Written problem: Copy out every line exactly as given.

Data lines:
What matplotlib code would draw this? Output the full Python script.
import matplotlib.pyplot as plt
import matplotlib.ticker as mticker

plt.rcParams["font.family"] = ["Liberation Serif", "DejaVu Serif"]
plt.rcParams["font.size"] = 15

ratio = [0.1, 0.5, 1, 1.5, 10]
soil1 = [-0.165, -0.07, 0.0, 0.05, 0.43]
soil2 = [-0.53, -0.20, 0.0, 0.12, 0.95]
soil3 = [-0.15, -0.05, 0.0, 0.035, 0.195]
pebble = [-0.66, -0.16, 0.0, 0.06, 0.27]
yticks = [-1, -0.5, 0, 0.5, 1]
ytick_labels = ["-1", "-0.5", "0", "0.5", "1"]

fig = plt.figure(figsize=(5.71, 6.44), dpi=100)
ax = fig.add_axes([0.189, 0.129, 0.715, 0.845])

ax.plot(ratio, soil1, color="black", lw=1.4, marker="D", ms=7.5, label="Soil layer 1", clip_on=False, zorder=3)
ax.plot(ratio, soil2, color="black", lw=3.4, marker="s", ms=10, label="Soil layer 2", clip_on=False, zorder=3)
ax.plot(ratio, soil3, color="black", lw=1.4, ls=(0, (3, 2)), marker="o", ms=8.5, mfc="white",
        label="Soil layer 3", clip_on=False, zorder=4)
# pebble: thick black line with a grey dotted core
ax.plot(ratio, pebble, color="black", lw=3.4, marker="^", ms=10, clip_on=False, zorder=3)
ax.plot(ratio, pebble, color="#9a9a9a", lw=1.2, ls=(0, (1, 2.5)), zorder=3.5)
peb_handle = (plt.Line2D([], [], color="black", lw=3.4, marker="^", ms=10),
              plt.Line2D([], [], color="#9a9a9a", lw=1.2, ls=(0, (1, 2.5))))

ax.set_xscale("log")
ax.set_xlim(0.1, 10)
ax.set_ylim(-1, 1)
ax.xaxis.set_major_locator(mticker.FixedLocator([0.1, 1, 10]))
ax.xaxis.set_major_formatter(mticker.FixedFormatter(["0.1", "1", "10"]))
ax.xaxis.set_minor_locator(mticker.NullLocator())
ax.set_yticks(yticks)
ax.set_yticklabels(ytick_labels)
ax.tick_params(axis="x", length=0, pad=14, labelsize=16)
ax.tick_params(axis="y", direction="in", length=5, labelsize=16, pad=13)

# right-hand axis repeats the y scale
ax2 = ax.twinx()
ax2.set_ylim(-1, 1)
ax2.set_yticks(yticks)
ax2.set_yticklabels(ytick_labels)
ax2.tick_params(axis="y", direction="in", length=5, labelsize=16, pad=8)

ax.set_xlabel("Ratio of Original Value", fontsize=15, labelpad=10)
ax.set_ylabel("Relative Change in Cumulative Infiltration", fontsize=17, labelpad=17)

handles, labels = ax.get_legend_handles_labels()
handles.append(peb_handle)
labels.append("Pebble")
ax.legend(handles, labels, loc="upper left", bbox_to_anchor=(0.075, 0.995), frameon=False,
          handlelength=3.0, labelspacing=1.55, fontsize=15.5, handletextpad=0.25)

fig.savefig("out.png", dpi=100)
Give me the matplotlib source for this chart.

Completed exercise:
What matplotlib code would draw this? Output the full Python script.
import matplotlib.pyplot as plt
import matplotlib.ticker as mticker

plt.rcParams["font.family"] = ["Liberation Serif", "DejaVu Serif"]
plt.rcParams["font.size"] = 15

ratio = [0.1, 0.5, 1, 1.5, 10]
soil1 = [-0.165, -0.07, 0.0, 0.05, 0.43]
soil2 = [-0.53, -0.20, 0.0, 0.12, 0.95]
soil3 = [-0.15, -0.05, 0.0, 0.035, 0.195]
pebble = [-0.66, -0.16, 0.0, 0.06, 0.27]
yticks = [-1, -0.5, 0, 0.5, 1]
ytick_labels = ["-1", "-0.5", "0", "0.5", "1"]

fig = plt.figure(figsize=(5.71, 6.44), dpi=100)
ax = fig.add_axes([0.189, 0.129, 0.715, 0.845])

ax.plot(ratio, soil1, color="black", lw=1.4, marker="D", ms=7.5, label="Soil layer 1", clip_on=False, zorder=3)
ax.plot(ratio, soil2, color="black", lw=3.4, marker="s", ms=10, label="Soil layer 2", clip_on=False, zorder=3)
ax.plot(ratio, soil3, color="black", lw=1.4, ls=(0, (3, 2)), marker="o", ms=8.5, mfc="white",
        label="Soil layer 3", clip_on=False, zorder=4)
# pebble: thick black line with a grey dotted core
ax.plot(ratio, pebble, color="black", lw=3.4, marker="^", ms=10, clip_on=False, zorder=3)
ax.plot(ratio, pebble, color="#9a9a9a", lw=1.2, ls=(0, (1, 2.5)), zorder=3.5)
peb_handle = (plt.Line2D([], [], color="black", lw=3.4, marker="^", ms=10),
              plt.Line2D([], [], color="#9a9a9a", lw=1.2, ls=(0, (1, 2.5))))

ax.set_xscale("log")
ax.set_xlim(0.1, 10)
ax.set_ylim(-1, 1)
ax.xaxis.set_major_locator(mticker.FixedLocator([0.1, 1, 10]))
ax.xaxis.set_major_formatter(mticker.FixedFormatter(["0.1", "1", "10"]))
ax.xaxis.set_minor_locator(mticker.NullLocator())
ax.set_yticks(yticks)
ax.set_yticklabels(ytick_labels)
ax.tick_params(axis="x", length=0, pad=14, labelsize=16)
ax.tick_params(axis="y", direction="in", length=5, labelsize=16, pad=13)

# right-hand axis repeats the y scale
ax2 = ax.twinx()
ax2.set_ylim(-1, 1)
ax2.set_yticks(yticks)
ax2.set_yticklabels(ytick_labels)
ax2.tick_params(axis="y", direction="in", length=5, labelsize=16, pad=8)

ax.set_xlabel("Ratio of Original Value", fontsize=15, labelpad=10)
ax.set_ylabel("Relative Change in Cumulative Infiltration", fontsize=17, labelpad=17)

handles, labels = ax.get_legend_handles_labels()
handles.append(peb_handle)
labels.append("Pebble")
ax.legend(handles, labels, loc="upper left", bbox_to_anchor=(0.075, 0.995), frameon=False,
          handlelength=3.0, labelspacing=1.55, fontsize=15.5, handletextpad=0.25)

fig.savefig("out.png", dpi=100)
Give me the matplotlib source for this chart.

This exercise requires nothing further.